Speed remains a key requirement in investigations. If law enforcement in two or more countries need to cooperate outside existing legal frameworks their abilities are limited by the general Mutual Legal Assistance Treaty (MLAT) regime. In the best case other international (but not cybercrime specific) instruments for expedited cooperation – such as the United Nations Convention against Transnational Organized Crime (UNTOC), or bilateral agreements, are applicable. The very basic rules of international courtesy, based on reciprocity, apply. The related procedures are strict, are based on a complex workflow and are consequently in general, lengthy.
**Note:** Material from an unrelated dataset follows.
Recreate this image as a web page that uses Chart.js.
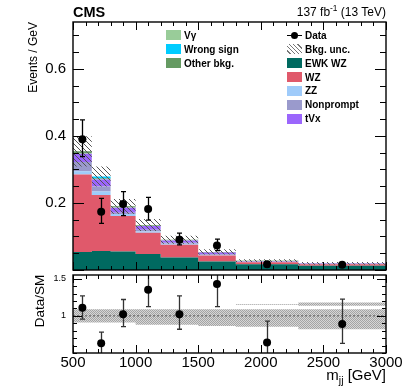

Although partly generalised it is possible to say that from the perspective of law enforcement, when investigating cybercrime, less time-critical procedures do not reflect the high speed in which cybercrimes are committed and in which important evidence (such as traffic data/meta data) is automatically deleted.
Current trends in the law enforcement community foster more flexible arrangements for cross-border data exchange – such as information sharing for police use only. However, Europol believes that it is desirable to have a legal framework for international cooperation in place that:
- allows expedited cooperation,
- maximises the protection of fundamental rights of the data subject, even and especially in cross-border investigations, for instance by means of pseudonymisation for de-confliction and identification of links,
- has reach beyond the EU and the trustful (usually Western) partnerships, including for instance the US, non-EU Schengen partners, Canada and Australia, and
- eventually leads to the receipt of evidence that can be used in court.
Current legal developments
- United Nations: In 2010 the UN Crime Congress examined the need for a global legal instrument in the fight against cybercrime . It requested UNODC to conduct a comprehensive study. This study was published in 2013 . Since then the results of the study have been discussed but no substantive action has been taken since.
- European Union: Following the ratification of the Lisbon Treaty renewed efforts towards the harmonisation of laws in relation to computer crime have occurred. The 2011 EU Directive on child pornography and the 2013 EU Directive on attacks against information systems are examples
- Council of Europe: Until August 2014, 42 countries went through the process of ratification/accession to the Convention on Cybercrime. This includes non-European countries such as Australia, Dominican Republic, Japan, Mauritius, Panama and the United States. The EU Member States enjoy good cooperation with those countries that have signed and ratified the Convention. However, from the list of the top 10 countries from where criminal activities originate, only three have ratified the Convention on Cybercrime. Important countries like the Russia, China, India and Brazil have not signed or ratified the Convention. Developments, such as the recent discussion within the Council of Europe about another possible additional protocol to the Convention on Cybercrime that deals with trans-border access, are not relevant to those cases.
- Africa: The Economic Community Of West African States (ECOWAS) Directive on Fighting Cyber Crime within ECOWAS , the Common Market for Eastern and Southern Africa (COMESA) Cybersecurity Model Bill, the SADC Model Law on Computer Crime and Cybercrime and the Draft African Union Convention on the Establishment of a Legal Framework Conducive to Cybersecurity in Africa all contain provisions related to the fight against cybercrime. This shows the dynamics of regional harmonisation in the African region.
- Caribbean: The aforementioned HIPCAR Model Legislative Text on Cybercrime as the well as the OECS Electronic Crimes Bill , which were developed in 2012 and 2011.